When multi-car crashes occur in Texas, one of the first things that victims will need to do is find out who was liable. The following information may help them do this and thus speed up the filing of a claim.
It all starts with knowing what negligence is. In a driver, this can range from speeding and tailgating to distracted driving and drunk or drugged driving. When drivers fail to exercise reasonable care on the road, they are negligent. In multi-vehicle crashes, it’s obvious that negligence may be spread out between multiple drivers.

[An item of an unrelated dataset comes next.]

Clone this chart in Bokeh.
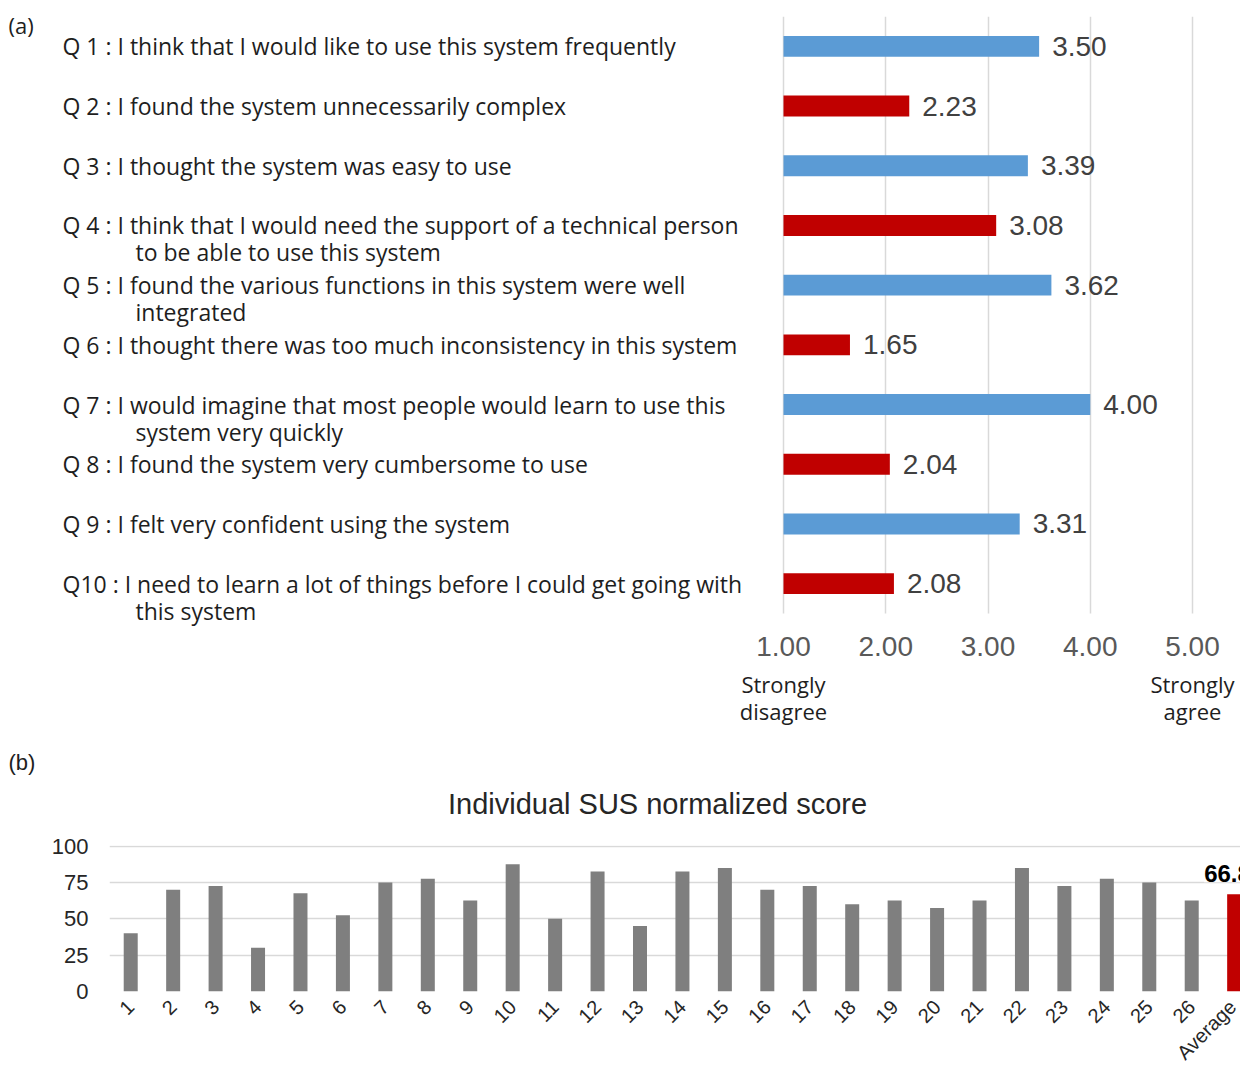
import math

from bokeh.core.properties import value
from bokeh.embed import file_html
from bokeh.models import (ColumnDataSource, FixedTicker, Grid, LinearAxis,
                          NumeralTickFormatter, Range1d)
from bokeh.plotting import figure
from bokeh.resources import INLINE

# ---------------- (a) mean response per SUS item ----------------
question_ids = ["Q 1", "Q 2", "Q 3", "Q 4", "Q 5", "Q 6", "Q 7", "Q 8", "Q 9", "Q10"]
question_first_lines = [
    "I think that I would like to use this system frequently",
    "I found the system unnecessarily complex",
    "I thought the system was easy to use",
    "I think that I would need the support of a technical person",
    "I found the various functions in this system were well",
    "I thought there was too much inconsistency in this system",
    "I would imagine that most people would learn to use this",
    "I found the system very cumbersome to use",
    "I felt very confident using the system",
    "I need to learn a lot of things before I could get going with",
]
question_second_lines = [
    "",
    "",
    "",
    "to be able to use this system",
    "integrated",
    "",
    "system very quickly",
    "",
    "",
    "this system",
]
item_means = [3.50, 2.23, 3.39, 3.08, 3.62, 1.65, 4.00, 2.04, 3.31, 2.08]
scale_ticks = [1, 2, 3, 4, 5]
scale_anchor_labels = {1: "Strongly\ndisagree", 5: "Strongly\nagree"}

# ---------------- (b) individual normalized SUS scores ----------------
participants = [str(i) for i in range(1, 27)] + ["Average"]
participant_scores = [40, 70, 72.5, 30, 67.5, 52.5, 75, 77.5, 62.5, 87.5,
                      50, 82.5, 45, 82.5, 85, 70, 72.5, 60, 62.5, 57.5,
                      62.5, 85, 72.5, 77.5, 75, 62.5]
average_score = 66.83
score_ticks = [0, 25, 50, 75, 100]

BLUE = "#5B9BD5"
RED = "#C00000"
GREY_BAR = "#7F7F7F"
GRID = "#D9D9D9"
TEXT_DARK = "#1E1E1E"
TEXT_GREY = "#595959"
Q_FONT = value("Open Sans")
NUM_FONT = value("Liberation Sans")

PAGE_W = 1240

# ---- panel (a): horizontal bars on a 1-5 agreement scale ----
px_per_unit = 102.25          # pixels between two scale points
scale_origin_px = 783         # where the 1.00 line sits
x_start = 1 - scale_origin_px / px_per_unit
x_end = x_start + PAGE_W / px_per_unit

row_px = 59.7                 # vertical distance between two items
frame_top = 16
frame_h = 611
rows = list(range(len(question_ids)))     # Q1 on top

p_a = figure(width=PAGE_W, height=740,
             x_range=Range1d(x_start, x_end),
             y_range=Range1d(-0.5 + frame_h / row_px, -0.5),
             output_backend="svg", toolbar_location=None,
             x_axis_location="below", y_axis_location=None,
             min_border_left=0, min_border_right=0,
             min_border_top=frame_top, min_border_bottom=740 - frame_top - frame_h)
p_a.outline_line_color = None
for g in p_a.grid:
    g.visible = False
p_a.add_layout(Grid(dimension=0, ticker=FixedTicker(ticks=scale_ticks),
                    cross_bounds=(-0.5, len(rows) - 0.5),
                    grid_line_color=GRID, grid_line_width=1.5))

bar_colors = [BLUE if i % 2 == 0 else RED for i in range(len(item_means))]
src_a = ColumnDataSource(dict(
    row=rows,
    mean=item_means,
    color=bar_colors,
    label=[f"{m:.2f}" for m in item_means],
    first=[f"{q} : {t}" for q, t in zip(question_ids, question_first_lines)],
))
p_a.hbar(y="row", left=1, right="mean", height=0.35, fill_color="color",
         line_color=None, source=src_a)
p_a.text(x="mean", y="row", text="label", source=src_a, x_offset=13,
         text_baseline="middle", text_align="left", text_font=NUM_FONT,
         text_font_size="28px", text_color="#404040")

text_x1 = x_start + 62 / px_per_unit
text_x2 = x_start + 135 / px_per_unit
p_a.text(x=text_x1, y="row", text="first", source=src_a,
         text_baseline="middle", text_align="left", text_font=Q_FONT,
         text_font_size="23px", text_color=TEXT_DARK)

second_rows = [r for r, s in zip(rows, question_second_lines) if s]
second_txt = [s for s in question_second_lines if s]
src_a2 = ColumnDataSource(dict(row=second_rows, txt=second_txt))
p_a.text(x=text_x2, y="row", text="txt", source=src_a2, y_offset=27,
         text_baseline="middle", text_align="left", text_font=Q_FONT,
         text_font_size="23px", text_color=TEXT_DARK)

p_a.text(x=x_start + 8 / px_per_unit, y=[rows[0]], text=["(a)"],
         y_offset=-21, text_baseline="middle", text_align="left",
         text_font=Q_FONT, text_font_size="22px", text_color=TEXT_DARK)

ax = p_a.xaxis[0]
ax.ticker = FixedTicker(ticks=scale_ticks)
ax.formatter = NumeralTickFormatter(format="0.00")
ax.axis_line_color = None
ax.major_tick_line_color = None
ax.minor_tick_line_color = None
ax.major_label_standoff = 3
ax.major_label_text_font = "Liberation Sans"
ax.major_label_text_font_size = "28px"
ax.major_label_text_color = TEXT_GREY

anchor_axis = LinearAxis(ticker=FixedTicker(ticks=list(scale_anchor_labels)),
                         major_label_overrides=scale_anchor_labels,
                         axis_line_color=None, major_tick_line_color=None,
                         minor_tick_line_color=None, major_label_standoff=4,
                         major_label_text_font="Open Sans",
                         major_label_text_font_size="22px",
                         major_label_text_line_height=0.92,
                         major_label_text_color=TEXT_DARK)
p_a.add_layout(anchor_axis, "below")

# ---- header strip for panel (b) ----
p_h = figure(width=PAGE_W, height=90, x_range=Range1d(0, PAGE_W),
             y_range=Range1d(90, 0), output_backend="svg",
             toolbar_location=None, x_axis_location=None, y_axis_location=None,
             min_border_left=0, min_border_right=0, min_border_top=0,
             min_border_bottom=0)
p_h.outline_line_color = None
for g in p_h.grid:
    g.visible = False
p_h.text(x=[8], y=[22], text=["(b)"], text_baseline="middle",
         text_align="left", text_font=NUM_FONT, text_font_size="22px",
         text_color=TEXT_DARK)
p_h.text(x=[657], y=[63], text=["Individual SUS normalized score"],
         text_baseline="middle", text_align="center", text_font=NUM_FONT,
         text_font_size="29px", text_color="#262626")

# ---- panel (b): one bar per participant plus the mean ----
slot_px = 42.44
frame_left = 109
positions = list(range(1, len(participants) + 1))
x_b_end = 0.5 + (PAGE_W - frame_left) / slot_px

p_b = figure(width=PAGE_W, height=245, x_range=Range1d(0.5, x_b_end),
             y_range=Range1d(0, 100.4), output_backend="svg",
             toolbar_location=None,
             min_border_left=frame_left, min_border_right=0,
             min_border_top=15, min_border_bottom=84)
p_b.outline_line_color = None
p_b.xgrid.visible = False
p_b.ygrid.grid_line_color = GRID
p_b.ygrid.grid_line_width = 1.5
p_b.ygrid.ticker = FixedTicker(ticks=score_ticks)

all_scores = participant_scores + [average_score]
src_b = ColumnDataSource(dict(
    x=positions,
    top=all_scores,
    color=[GREY_BAR] * len(participant_scores) + [RED],
))
p_b.vbar(x="x", top="top", width=0.33, fill_color="color", line_color=None,
         source=src_b)
p_b.text(x=[positions[-1]], y=[average_score], text=[f"{average_score:.2f}"],
         y_offset=-12, text_align="center", text_baseline="bottom",
         text_font=NUM_FONT, text_font_style="bold", text_font_size="24px",
         text_color="black", background_fill_color="white")

yax = p_b.yaxis[0]
yax.ticker = FixedTicker(ticks=score_ticks)
yax.axis_line_color = None
yax.major_tick_line_color = None
yax.minor_tick_line_color = None
yax.major_label_standoff = 15
yax.major_label_text_font = "Liberation Sans"
yax.major_label_text_font_size = "22px"
yax.major_label_text_color = "#262626"

xax = p_b.xaxis[0]
xax.ticker = FixedTicker(ticks=positions)
xax.major_label_overrides = {p: n for p, n in zip(positions, participants)}
xax.axis_line_color = None
xax.major_tick_line_color = None
xax.minor_tick_line_color = None
xax.major_label_orientation = math.pi / 4
xax.major_label_standoff = 6
xax.major_label_text_font = "Liberation Sans"
xax.major_label_text_font_size = "20px"
xax.major_label_text_color = "#262626"

# three independent roots stacked on the page, so no frame alignment between them
open("out.html", "w").write(file_html((p_a, p_h, p_b), INLINE))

For example, Driver A is rear-ended by a tailgating Driver B, but Driver B is, in turn, rear-ended by an inattentive Driver C. Both B and C contributed to the force of the impact against Driver A’s vehicle, so Driver A may pursue a claim against both. Even Driver B might be able to file against Driver C.
Sometimes, of course, there may be an innocent driver caught in the middle. Driver B may be forced into Driver A by the negligence of Driver C, in which case A can only hold C responsible.

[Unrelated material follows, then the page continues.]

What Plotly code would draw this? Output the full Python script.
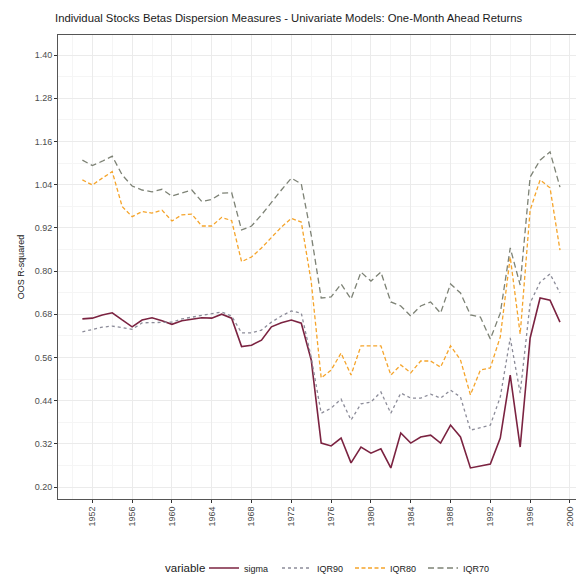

Gathering evidence is crucial to determining fault. This can range from the police report and drivers’ phone records to any eyewitness testimony or physical findings at the crash site.

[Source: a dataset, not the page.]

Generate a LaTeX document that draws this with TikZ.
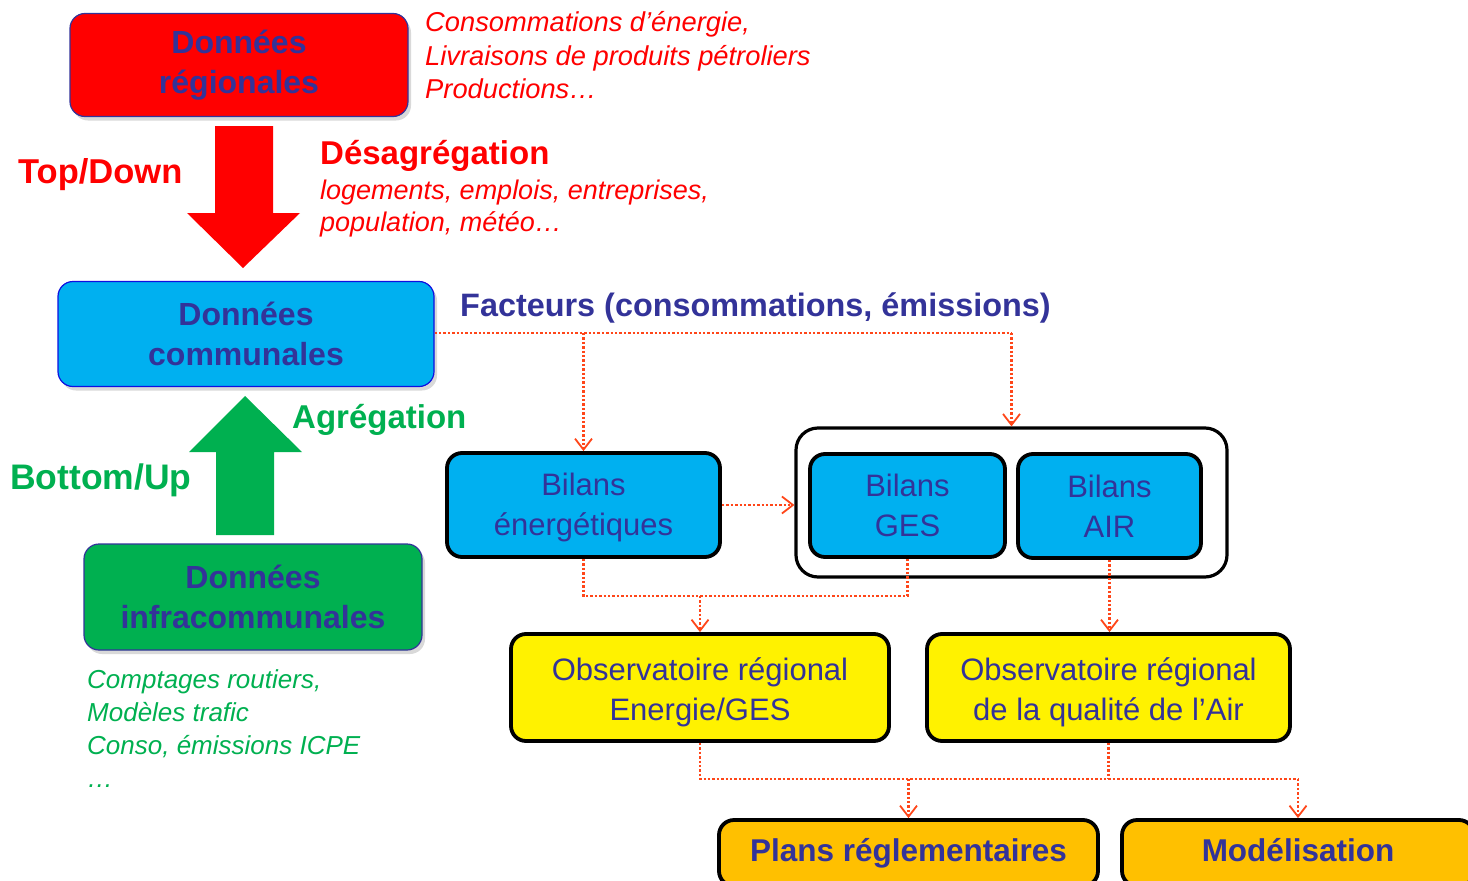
\documentclass[tikz,border=0pt]{standalone}
\usepackage{fontspec}
\setmainfont{Liberation Sans}
\usetikzlibrary{arrows.meta,shadows}
\definecolor{tblue}{RGB}{51,51,153}
\definecolor{cyanbox}{RGB}{0,176,240}
\definecolor{greenbox}{RGB}{0,176,80}
\definecolor{orangebox}{RGB}{255,192,0}
\definecolor{dotred}{RGB}{255,70,25}
\tikzset{
  softbox/.style={rounded corners=15pt, draw=tblue, line width=1.2pt, text=tblue, align=center,
     font=\bfseries\fontsize{32}{40}\selectfont,
     drop shadow={shadow xshift=3pt, shadow yshift=-4pt, opacity=0.3}},
  hardbox/.style={rounded corners=15pt, draw=black, line width=3.8pt, text=tblue, align=center,
     font=\fontsize{31}{40}\selectfont},
  dl/.style={draw=dotred, line width=2.4pt, dash pattern=on 2.4pt off 2pt},
  conn/.style={dl, -{Straight Barb[length=11pt,width=17pt,line width=1.8pt]}},
  lbl/.style={anchor=base west, inner sep=0pt}
}
\begin{document}
\begin{tikzpicture}[x=1pt,y=-1pt]
\useasboundingbox (0,0) rectangle (1468,881);
% left column boxes
\node[softbox, fill=red, minimum width=338pt, minimum height=103pt] (reg) at (239,65) {Données\\régionales};
\node[softbox, fill=cyanbox, draw=blue!70!tblue, minimum width=376pt, minimum height=105pt] (com) at (246,334) {Données\\communales};
\node[softbox, fill=greenbox, minimum width=338pt, minimum height=106pt] (infra) at (253,597) {Données\\infracommunales};
% big arrows
\fill[red] (215,126) -- (273,126) -- (273,213) -- (300,213) -- (243,268) -- (187,213) -- (215,213) -- cycle;
\fill[greenbox] (216,535) -- (274,535) -- (274,452) -- (302,452) -- (245,396) -- (189,452) -- (216,452) -- cycle;
% labels
\node[lbl, text=red, font=\bfseries\fontsize{34.5}{40}\selectfont] (td) at (18,183) {Top/Down};
\node[lbl, text=greenbox, font=\bfseries\fontsize{35.5}{40}\selectfont] (bu) at (10,489) {Bottom/Up};
\node[lbl, text=red, font=\bfseries\fontsize{33}{40}\selectfont] (des) at (320,164) {Désagrégation};
\node[lbl, text=red, font=\itshape\fontsize{27}{33}\selectfont] (des1) at (320,199) {logements, emplois, entreprises,};
\node[lbl, text=red, font=\itshape\fontsize{27}{33}\selectfont] (des2) at (320,231) {population, météo\ldots};
\node[lbl, text=red, font=\itshape\fontsize{27.3}{33}\selectfont] (c1) at (425,31) {Consommations d’énergie,};
\node[lbl, text=red, font=\itshape\fontsize{27.3}{33}\selectfont] (c2) at (425,65) {Livraisons de produits pétroliers};
\node[lbl, text=red, font=\itshape\fontsize{27.3}{33}\selectfont] (c3) at (425,98) {Productions\ldots};
\node[lbl, text=greenbox, font=\bfseries\fontsize{33}{40}\selectfont] (agr) at (292,428) {Agrégation};
\node[lbl, text=tblue, font=\bfseries\fontsize{32.4}{40}\selectfont] (fac) at (460,316) {Facteurs (consommations, émissions)};
\node[lbl, text=greenbox, font=\itshape\fontsize{26}{33}\selectfont] (g1) at (87,688) {Comptages routiers,};
\node[lbl, text=greenbox, font=\itshape\fontsize{26}{33}\selectfont] (g2) at (87,721) {Modèles trafic};
\node[lbl, text=greenbox, font=\itshape\fontsize{26}{33}\selectfont] (g3) at (87,754) {Conso, émissions ICPE};
\node[lbl, text=greenbox, font=\itshape\fontsize{26}{33}\selectfont] (g4) at (87,787) {\ldots};
% bilans
\node[hardbox, fill=cyanbox, minimum width=273pt, minimum height=104pt, text height=68pt] (bE) at (583.5,505) {Bilans\\énergétiques};
\node[rounded corners=22pt, draw=black, line width=3.2pt, fill=white, minimum width=431pt, minimum height=149pt] (grp) at (1011.5,502.5) {};
\node[hardbox, fill=cyanbox, minimum width=195pt, minimum height=103pt] (bG) at (907.5,505.5) {Bilans\\GES};
\node[hardbox, fill=cyanbox, minimum width=183pt, minimum height=104pt] (bA) at (1109.5,506) {Bilans\\AIR};
% observatoires
\node[hardbox, fill=yellow, minimum width=378pt, minimum height=107pt, text height=73pt] (obs1) at (700,687.5) {Observatoire régional\\Energie/GES};
\node[hardbox, fill=yellow, minimum width=363pt, minimum height=107pt, text height=73pt] (obs2) at (1108.5,687.5) {Observatoire régional\\de la qualité de l’Air};
% outputs
\node[hardbox, fill=orangebox, font=\bfseries\fontsize{31.5}{40}\selectfont, text height=23pt, text depth=7pt, minimum width=379pt, minimum height=66pt] (plans) at (908.5,853) {Plans réglementaires};
\node[hardbox, fill=orangebox, font=\bfseries\fontsize{31.5}{40}\selectfont, text height=23pt, text depth=7pt, minimum width=352pt, minimum height=66pt] (mod) at (1298,853) {Modélisation};
% connectors
\coordinate (top) at (0,333);
\draw[dl] (com.east |- top) -- (grp.north |- top);
\draw[conn] (bE.north |- top) -- (bE.north);
\draw[conn] (grp.north |- top) -- (grp.north);
\draw[conn] (bE.east) -- (bE.east -| grp.west);
\coordinate (j1) at (0,596);
\draw[dl] (bE.south) |- (bG.south |- j1) -- (bG.south);
\draw[conn] (obs1.north |- j1) -- (obs1.north);
\draw[conn] (bA.south) -- (bA.south |- obs2.north);
\coordinate (j2) at (0,779);
\draw[dl] (obs1.south) |- (mod.north |- j2);
\draw[dl] (obs2.south) -- (obs2.south |- j2);
\draw[conn] (plans.north |- j2) -- (plans.north);
\draw[conn] (mod.north |- j2) -- (mod.north);
\end{tikzpicture}
\end{document}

Under the comparative negligence rule in Texas, victims of car collisions can be eligible for compensatory damages as long as their degree of fault does not exceed the defendant’s. If they did contribute to their own injuries, such as by failing to wear a seatbelt, then whatever plaintiffs do recover will be proportionally lowered. To ensure a good settlement, victims may want to retain a lawyer. The lawyer might speak on their behalf during negotiations or during the trial.